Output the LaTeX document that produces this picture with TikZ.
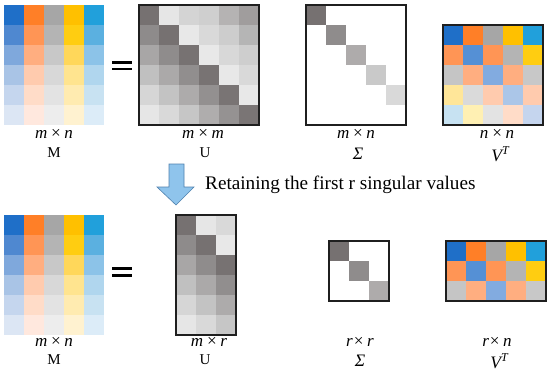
\documentclass[tikz,border=0pt]{standalone}
\usepackage{fontspec}
\setmainfont{Liberation Serif}
\begin{document}
\newcommand\mygrid[3]{%
  \foreach \row [count=\r from 0] in {#3} {%
    \foreach \h [count=\c from 0] in \row {%
      \definecolor{tmpc}{HTML}{\h}%
      \fill[tmpc] ({#1+20*\c},{#2+20*\r}) rectangle +(20,20);
    }%
  }%
}
\newcommand\vtlab{\textit{V}\raisebox{0.4em}{\fontsize{12}{13}\selectfont\textit{T}}}
\begin{tikzpicture}[x=1pt,y=-1pt,
  frame/.style={draw=black!88,line width=1.5pt},
  eqbar/.style={line width=2.6pt,black},
  dimlab/.style={font=\fontsize{17}{20}\selectfont\itshape,inner sep=0pt},
  namelab/.style={font=\fontsize{15}{18}\selectfont,inner sep=0pt},
  greeklab/.style={font=\fontsize{17.5}{20}\selectfont\itshape,inner sep=0pt,text depth=0pt},
  ]
\fill[white] (0,0) rectangle (550,372);
\useasboundingbox (0,0) rectangle (550,372);
% ---------- top row ----------
% M
\mygrid{4}{5}{{1F6FC8,FF7F27,A6A6A6,FFC000,21A0DB},
{4F88D0,FF9555,B4B4B4,FFCD11,5BB0E0},
{7FA8DC,FFAE80,C8C8C8,FFD75A,8CC3E8},
{A9C4E6,FFCBAE,D8D8D8,FFE48F,B0D6EE},
{C5D6EE,FFDCC8,E3E3E3,FFEBB0,C8E2F2},
{DCE6F4,FFE8DE,EDEDED,FFF2D0,DCECF8}}
% =
\draw[eqbar] (112,62.3) -- (132,62.3);
\draw[eqbar] (112,69) -- (132,69);
% U
\mygrid{139}{5}{{767171,E6E6E6,D4D4D4,CFCFCF,B5B3B3,A09D9D},
{8E8B8B,767171,E8E8E8,D9D9D9,CDCDCD,B5B5B5},
{A8A6A6,8F8C8C,777272,E8E8E8,D8D8D8,CECECE},
{C0C0C0,ABA9A9,918E8E,787373,E8E8E8,D9D9D9},
{D6D6D6,C3C3C3,ADABAB,939090,797474,E8E8E8},
{E6E6E6,D9D9D9,C6C6C6,AFADAD,959292,7A7575}}
\draw[frame] (139,5) rectangle (259,125);
% Sigma
\mygrid{306}{5}{{767171,FFFFFF,FFFFFF,FFFFFF,FFFFFF},
{FFFFFF,8F8C8C,FFFFFF,FFFFFF,FFFFFF},
{FFFFFF,FFFFFF,AEABAB,FFFFFF,FFFFFF},
{FFFFFF,FFFFFF,FFFFFF,C9C9C9,FFFFFF},
{FFFFFF,FFFFFF,FFFFFF,FFFFFF,D9D9D9}}
\draw[frame] (306,5) rectangle (406,125);
% V^T
\mygrid{443}{25}{{1F6FC8,FF7F27,A6A6A6,FFC000,21A0DB},
{FF9555,5590D5,FF9555,B4B4B4,FFCD11},
{C5C5C5,FFAE80,82ABE0,FFAE80,C8C8C8},
{FFE699,DADADA,FFCBAE,ABC6E8,FFCBAE},
{C7E2F2,FFF0B3,E3E3E3,FFDCC8,C5D5EE}}
\draw[frame] (443,25) rectangle (543,125);
% labels top
\node[dimlab] (d1) at (54,134) {m\,×\,n};
\node[namelab] (n1) at (54,153) {M};
\node[dimlab] (d2) at (203,134) {m\,×\,m};
\node[namelab] (n2) at (205,153) {U};
\node[dimlab] (d3) at (356,134) {m\,×\,n};
\node[greeklab] (n3) at (358,154) {Σ};
\node[dimlab] (d4) at (497,134) {n\,×\,n};
\node[greeklab] (n4) at (500,154) {\vtlab};
% ---------- arrow ----------
\draw[draw={rgb,255:red,80;green,130;blue,175},fill={rgb,255:red,143;green,196;blue,236},line width=0.6pt,line join=miter]
  (169,164) -- (184,164) -- (184,187) -- (194,187) -- (176,205) -- (157,187) -- (169,187) -- cycle;
\node[anchor=base west,inner sep=0pt,font=\fontsize{19.2}{23}\selectfont] (ret) at (205,189) {Retaining the first r singular values};
% ---------- bottom row ----------
\mygrid{4}{215}{{1F6FC8,FF7F27,A6A6A6,FFC000,21A0DB},
{4F88D0,FF9555,B4B4B4,FFCD11,5BB0E0},
{7FA8DC,FFAE80,C8C8C8,FFD75A,8CC3E8},
{A9C4E6,FFCBAE,D8D8D8,FFE48F,B0D6EE},
{C5D6EE,FFDCC8,E3E3E3,FFEBB0,C8E2F2},
{DCE6F4,FFE8DE,EDEDED,FFF2D0,DCECF8}}
\draw[eqbar] (112,268.5) -- (132,268.5);
\draw[eqbar] (112,275.5) -- (132,275.5);
\mygrid{176}{215}{{767171,E6E6E6,D9D9D9},
{8E8B8B,767171,E8E8E8},
{A8A6A6,8F8C8C,777272},
{C0C0C0,ABA9A9,918E8E},
{D6D6D6,C3C3C3,ADABAB},
{E6E6E6,D9D9D9,C6C6C6}}
\draw[frame] (176,215) rectangle (236,335);
\mygrid{329}{241}{{767171,FFFFFF,FFFFFF},
{FFFFFF,8F8C8C,FFFFFF},
{FFFFFF,FFFFFF,AEABAB}}
\draw[frame] (329,241) rectangle (389,301);
\mygrid{446}{241}{{1F6FC8,FF7F27,A6A6A6,FFC000,21A0DB},
{FF9555,5590D5,FF9555,B4B4B4,FFCD11},
{C5C5C5,FFAE80,82ABE0,FFAE80,C8C8C8}}
\draw[frame] (446,241) rectangle (546,301);
% labels bottom
\node[dimlab] (d5) at (54,342) {m\,×\,n};
\node[namelab] (n5) at (54,360) {M};
\node[dimlab] (d6) at (209,342) {m\,×\,r};
\node[namelab] (n6) at (205,360) {U};
\node[dimlab] (d7) at (360,342) {r×\,r};
\node[greeklab] (n7) at (360,361) {Σ};
\node[dimlab] (d8) at (497,342) {r×\,n};
\node[greeklab] (n8) at (499,361) {\vtlab};
\end{tikzpicture}
\end{document}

———

Required work:
Repeat the listing verbatim. Skip the pictures.

Reply to the exercise:
Output the LaTeX document that produces this picture with TikZ.
\documentclass[tikz,border=0pt]{standalone}
\usepackage{fontspec}
\setmainfont{Liberation Serif}
\begin{document}
\newcommand\mygrid[3]{%
  \foreach \row [count=\r from 0] in {#3} {%
    \foreach \h [count=\c from 0] in \row {%
      \definecolor{tmpc}{HTML}{\h}%
      \fill[tmpc] ({#1+20*\c},{#2+20*\r}) rectangle +(20,20);
    }%
  }%
}
\newcommand\vtlab{\textit{V}\raisebox{0.4em}{\fontsize{12}{13}\selectfont\textit{T}}}
\begin{tikzpicture}[x=1pt,y=-1pt,
  frame/.style={draw=black!88,line width=1.5pt},
  eqbar/.style={line width=2.6pt,black},
  dimlab/.style={font=\fontsize{17}{20}\selectfont\itshape,inner sep=0pt},
  namelab/.style={font=\fontsize{15}{18}\selectfont,inner sep=0pt},
  greeklab/.style={font=\fontsize{17.5}{20}\selectfont\itshape,inner sep=0pt,text depth=0pt},
  ]
\fill[white] (0,0) rectangle (550,372);
\useasboundingbox (0,0) rectangle (550,372);
% ---------- top row ----------
% M
\mygrid{4}{5}{{1F6FC8,FF7F27,A6A6A6,FFC000,21A0DB},
{4F88D0,FF9555,B4B4B4,FFCD11,5BB0E0},
{7FA8DC,FFAE80,C8C8C8,FFD75A,8CC3E8},
{A9C4E6,FFCBAE,D8D8D8,FFE48F,B0D6EE},
{C5D6EE,FFDCC8,E3E3E3,FFEBB0,C8E2F2},
{DCE6F4,FFE8DE,EDEDED,FFF2D0,DCECF8}}
% =
\draw[eqbar] (112,62.3) -- (132,62.3);
\draw[eqbar] (112,69) -- (132,69);
% U
\mygrid{139}{5}{{767171,E6E6E6,D4D4D4,CFCFCF,B5B3B3,A09D9D},
{8E8B8B,767171,E8E8E8,D9D9D9,CDCDCD,B5B5B5},
{A8A6A6,8F8C8C,777272,E8E8E8,D8D8D8,CECECE},
{C0C0C0,ABA9A9,918E8E,787373,E8E8E8,D9D9D9},
{D6D6D6,C3C3C3,ADABAB,939090,797474,E8E8E8},
{E6E6E6,D9D9D9,C6C6C6,AFADAD,959292,7A7575}}
\draw[frame] (139,5) rectangle (259,125);
% Sigma
\mygrid{306}{5}{{767171,FFFFFF,FFFFFF,FFFFFF,FFFFFF},
{FFFFFF,8F8C8C,FFFFFF,FFFFFF,FFFFFF},
{FFFFFF,FFFFFF,AEABAB,FFFFFF,FFFFFF},
{FFFFFF,FFFFFF,FFFFFF,C9C9C9,FFFFFF},
{FFFFFF,FFFFFF,FFFFFF,FFFFFF,D9D9D9}}
\draw[frame] (306,5) rectangle (406,125);
% V^T
\mygrid{443}{25}{{1F6FC8,FF7F27,A6A6A6,FFC000,21A0DB},
{FF9555,5590D5,FF9555,B4B4B4,FFCD11},
{C5C5C5,FFAE80,82ABE0,FFAE80,C8C8C8},
{FFE699,DADADA,FFCBAE,ABC6E8,FFCBAE},
{C7E2F2,FFF0B3,E3E3E3,FFDCC8,C5D5EE}}
\draw[frame] (443,25) rectangle (543,125);
% labels top
\node[dimlab] (d1) at (54,134) {m\,×\,n};
\node[namelab] (n1) at (54,153) {M};
\node[dimlab] (d2) at (203,134) {m\,×\,m};
\node[namelab] (n2) at (205,153) {U};
\node[dimlab] (d3) at (356,134) {m\,×\,n};
\node[greeklab] (n3) at (358,154) {Σ};
\node[dimlab] (d4) at (497,134) {n\,×\,n};
\node[greeklab] (n4) at (500,154) {\vtlab};
% ---------- arrow ----------
\draw[draw={rgb,255:red,80;green,130;blue,175},fill={rgb,255:red,143;green,196;blue,236},line width=0.6pt,line join=miter]
  (169,164) -- (184,164) -- (184,187) -- (194,187) -- (176,205) -- (157,187) -- (169,187) -- cycle;
\node[anchor=base west,inner sep=0pt,font=\fontsize{19.2}{23}\selectfont] (ret) at (205,189) {Retaining the first r singular values};
% ---------- bottom row ----------
\mygrid{4}{215}{{1F6FC8,FF7F27,A6A6A6,FFC000,21A0DB},
{4F88D0,FF9555,B4B4B4,FFCD11,5BB0E0},
{7FA8DC,FFAE80,C8C8C8,FFD75A,8CC3E8},
{A9C4E6,FFCBAE,D8D8D8,FFE48F,B0D6EE},
{C5D6EE,FFDCC8,E3E3E3,FFEBB0,C8E2F2},
{DCE6F4,FFE8DE,EDEDED,FFF2D0,DCECF8}}
\draw[eqbar] (112,268.5) -- (132,268.5);
\draw[eqbar] (112,275.5) -- (132,275.5);
\mygrid{176}{215}{{767171,E6E6E6,D9D9D9},
{8E8B8B,767171,E8E8E8},
{A8A6A6,8F8C8C,777272},
{C0C0C0,ABA9A9,918E8E},
{D6D6D6,C3C3C3,ADABAB},
{E6E6E6,D9D9D9,C6C6C6}}
\draw[frame] (176,215) rectangle (236,335);
\mygrid{329}{241}{{767171,FFFFFF,FFFFFF},
{FFFFFF,8F8C8C,FFFFFF},
{FFFFFF,FFFFFF,AEABAB}}
\draw[frame] (329,241) rectangle (389,301);
\mygrid{446}{241}{{1F6FC8,FF7F27,A6A6A6,FFC000,21A0DB},
{FF9555,5590D5,FF9555,B4B4B4,FFCD11},
{C5C5C5,FFAE80,82ABE0,FFAE80,C8C8C8}}
\draw[frame] (446,241) rectangle (546,301);
% labels bottom
\node[dimlab] (d5) at (54,342) {m\,×\,n};
\node[namelab] (n5) at (54,360) {M};
\node[dimlab] (d6) at (209,342) {m\,×\,r};
\node[namelab] (n6) at (205,360) {U};
\node[dimlab] (d7) at (360,342) {r×\,r};
\node[greeklab] (n7) at (360,361) {Σ};
\node[dimlab] (d8) at (497,342) {r×\,n};
\node[greeklab] (n8) at (499,361) {\vtlab};
\end{tikzpicture}
\end{document}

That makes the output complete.